Pickup (no hyphen) was used by Studebaker in 1913. Pick-up came into favor in the 1930s. No info on when pick-up fell out of favor, but certainly none of the manufactures selling them are using the hyphenated form today.

Replies:   Vincent Berg
Vincent Berg 🚫

@Dominions Son

Pickup (no hyphen) was used by Studebaker in 1913. Pick-up came into favor in the 1930s.

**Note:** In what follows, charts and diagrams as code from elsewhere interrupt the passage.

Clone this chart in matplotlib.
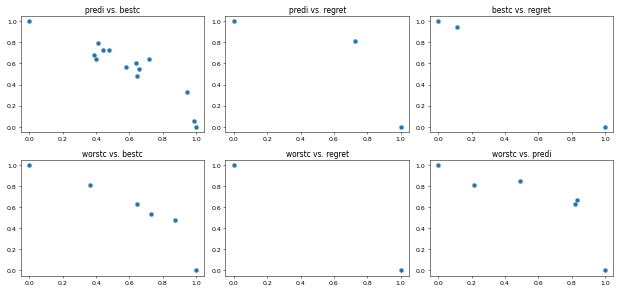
import matplotlib
matplotlib.use('Agg')
import matplotlib.pyplot as plt

# normalised objective values
titles = ['predi vs. bestc', 'predi vs. regret', 'bestc vs. regret',
          'worstc vs. bestc', 'worstc vs. regret', 'worstc vs. predi']

predi_bestc_x = [0.0, 0.39, 0.40, 0.41, 0.44, 0.48, 0.58, 0.64, 0.645, 0.66, 0.72, 0.945, 0.99, 1.0]
predi_bestc_y = [1.0, 0.68, 0.645, 0.79, 0.725, 0.73, 0.565, 0.60, 0.485, 0.545, 0.64, 0.325, 0.055, 0.0]

predi_regret_x = [0.0, 0.725, 1.0]
predi_regret_y = [1.0, 0.81, 0.0]

bestc_regret_x = [0.0, 0.11, 1.0]
bestc_regret_y = [1.0, 0.945, 0.0]

worstc_bestc_x = [0.0, 0.365, 0.645, 0.73, 0.875, 1.0]
worstc_bestc_y = [1.0, 0.805, 0.625, 0.53, 0.48, 0.0]

worstc_regret_x = [0.0, 1.0]
worstc_regret_y = [1.0, 0.0]

worstc_predi_x = [0.0, 0.215, 0.49, 0.82, 0.835, 1.0]
worstc_predi_y = [1.0, 0.81, 0.845, 0.625, 0.665, 0.0]

pairs = [
    (predi_bestc_x, predi_bestc_y),
    (predi_regret_x, predi_regret_y),
    (bestc_regret_x, bestc_regret_y),
    (worstc_bestc_x, worstc_bestc_y),
    (worstc_regret_x, worstc_regret_y),
    (worstc_predi_x, worstc_predi_y),
]


def main():
    fig, axes = plt.subplots(2, 3, figsize=(13.78, 6.53))
    for ax, title, (x, y) in zip(axes.flat, titles, pairs):
        ax.scatter(x, y, s=60, color='#1f77b4', edgecolors='white', linewidths=0.5)
        ax.set_title(title)
    fig.tight_layout()
    fig.savefig('out.png', dpi=45)


if __name__ == '__main__':
    main()
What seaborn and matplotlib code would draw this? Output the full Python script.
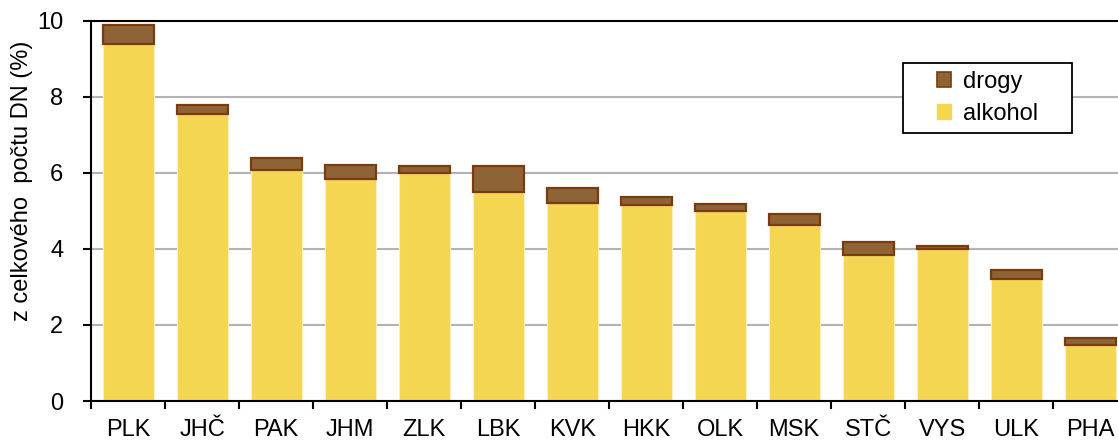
import matplotlib
matplotlib.use("Agg")
import matplotlib.pyplot as plt
from matplotlib.patches import Patch, Rectangle
import numpy as np
import pandas as pd
import seaborn as sns

# data
kraje = ['PLK', 'JHČ', 'PAK', 'JHM', 'ZLK', 'LBK', 'KVK', 'HKK', 'OLK', 'MSK', 'STČ', 'VYS', 'ULK', 'PHA']
alkohol = [9.40, 7.56, 6.08, 5.84, 5.99, 5.51, 5.20, 5.16, 5.00, 4.62, 3.84, 3.99, 3.21, 1.47]
drogy = [0.49, 0.23, 0.31, 0.37, 0.19, 0.67, 0.40, 0.21, 0.18, 0.30, 0.34, 0.09, 0.24, 0.20]

df = pd.DataFrame({'kraj': kraje, 'alkohol': alkohol, 'drogy': drogy})

YELLOW = '#F5D652'
BROWN = '#8E6335'
BROWN_EDGE = '#7A3C0C'
FS = 17

sns.set_style('white')
plt.rcParams['font.family'] = ['Liberation Sans', 'DejaVu Sans']
plt.rcParams['text.color'] = 'black'
plt.rcParams['axes.labelcolor'] = 'black'
plt.rcParams['xtick.color'] = 'black'
plt.rcParams['ytick.color'] = 'black'

fig = plt.figure(figsize=(11.18, 4.41), dpi=100)
ax = fig.add_axes([0.0815, 0.0907, 0.9267, 0.8617])

sns.barplot(data=df, x='kraj', y='alkohol', order=kraje, color=YELLOW, width=0.69,
            saturation=1, edgecolor='#FBEFC0', linewidth=0.8, ax=ax, zorder=3)
sns.barplot(data=df, x='kraj', y='drogy', order=kraje, color=BROWN, width=0.69,
            saturation=1, edgecolor=BROWN_EDGE, linewidth=1.6, bottom=df['alkohol'].values,
            ax=ax, zorder=3)

ax.set_xlim(-0.5, len(kraje) - 0.5)
ax.set_ylim(0, 10)
ax.set_yticks([0, 2, 4, 6, 8, 10])
ax.yaxis.grid(True, color='#B3B3B3', linewidth=1.5, zorder=0)
ax.set_axisbelow(True)

for s in ['left', 'bottom', 'top']:
    ax.spines[s].set_visible(True)
    ax.spines[s].set_color('black')
    ax.spines[s].set_linewidth(1.5)
    ax.spines[s].set_zorder(4)
ax.spines['right'].set_visible(False)

ax.set_xticks(np.arange(len(kraje)))
ax.set_xticklabels(kraje)
ax.set_xticks(np.arange(len(kraje) + 1) - 0.5, minor=True)
ax.tick_params(axis='x', which='major', length=0, pad=13, labelsize=FS)
ax.tick_params(axis='x', which='minor', length=6, width=1.5, direction='out', color='black', bottom=True)
ax.tick_params(axis='y', which='major', length=6, width=1.5, direction='out', color='black',
               left=True, pad=14, labelsize=FS)

ax.set_xlabel('')
ax.set_ylabel('z celkového  počtu DN (%)', fontsize=FS)
ax.yaxis.set_label_coords(-0.056, 0.579)

# legend box drawn separately so the inner padding can match the reference
fig.patches.append(Rectangle((0.8077, 0.6984), 0.1512, 0.1587, transform=fig.transFigure,
                             facecolor='white', edgecolor='black', linewidth=1.3, zorder=5))
handles = [Patch(facecolor=BROWN, edgecolor=BROWN_EDGE, linewidth=1.2, label='drogy'),
           Patch(facecolor=YELLOW, edgecolor=YELLOW, label='alkohol')]
leg = fig.legend(handles=handles, loc='center', bbox_to_anchor=(0.8833, 0.7778),
                 fontsize=FS, frameon=False, handlelength=0.6, handleheight=0.6,
                 handletextpad=0.5, labelspacing=0.45, borderpad=0, borderaxespad=0)
leg.set_zorder(6)

fig.savefig('out.png', dpi=100)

No info on when pick-up fell out of favor, but certainly none of the manufactures selling them are using the hyphenated form today.

Which reinforces my original claim that "Pickup" is a marketing term, rather than a 'naturally derived' English language term.

@DS
I use "flatbed" loosely, as it's rare that any truck truly has a flat bed (except logging trucks) as everything slides off.

Replies:   madnige  Dominions Son
madnige 🚫

@Vincent Berg

it's rare that any truck truly has a flat bed (except logging trucks)

Breakdown recovery trucks? (the sort that drag the car up onto them where it's tied down, rather than the towtruck sort)

Also at least sometimes the shallow box type have side walls that can be removed or folded down, leaving a flat bed.

- and, IIRC, logging trucks have a rail frame with side stakes rather than a bed - both remembered from my youth, when I'd walk to school past a furniture factory which at that time took in logs as raw material, and more recently passing logging operations in North Yorkshire. Thinking more, at least sometimes the 'bed' of the truck was the logs themselves - just a trailing dolly, effectively.

Dominions Son 🚫

@Vincent Berg

I use "flatbed" loosely, as it's rare that any truck truly has a flat bed (except logging trucks) as everything slides off.

I see plenty of semis with flat bed trailers in my neck of the woods. They tend to be used a lot for transporting oversized loads as the load won't fit in / on anything else.